The time came to replace our website search (tens of thousands of pages), and we decided to try rolling our own. Someone suggested ElasticSearch, and as I read through it, it seemed to do less than PostgreSQL. I still had the hard problems of (1) spidering the site and (2) converting all the file formats (.doc, .xls, .pdf, etc.).

I ended up just putting wget on a daily cron job to spider the site. Then I ran the saved files through a hodgepodge of scripts to extract the plain text and put it into PostgreSQL.

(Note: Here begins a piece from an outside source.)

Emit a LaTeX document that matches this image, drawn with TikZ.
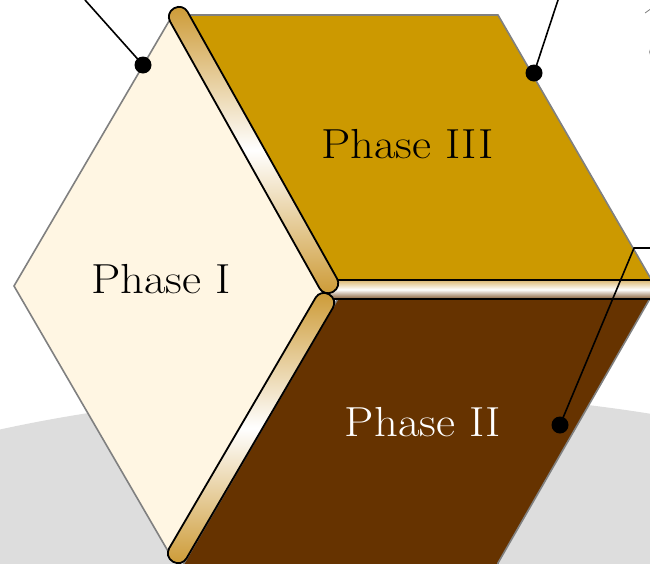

Once it's there, it's far easier to do the rest. Postgres has its own functions to search for matches, rank the matches, give you snippets, and even highlight the search words in the snippets. It's amazing.

Searches run in a split second. Well, at first, when I was testing, they often took a few seconds. But the weird thing is that after go-live it ran faster. My best guess is that so many users caused Postgres to cache more and more of itself into RAM. The whole server is still using less than 1 GB though, and it's running Apache and Postgres for the website and all its apps.

1 comments

What is the on-disk size of the table storing the plain text?
42 MB for the table, which has columns for the address, title, plain-text body, and computed text vectors for 43,000 pages (web pages and office documents of average length). Then another 100 MB for the GIN index on the text-vector column.
That's only 977 bytes per page (42 MB / 43,000 pages). Are you sure about the numbers? Maybe the plain-text body is stored in a TOAST table?

Anyway, it looks like the whole dataset can fit in RAM, which explains the excellent performance, even with relevance ranking.

Whoops! Yes, there is a corresponding TOAST table that I had to track down.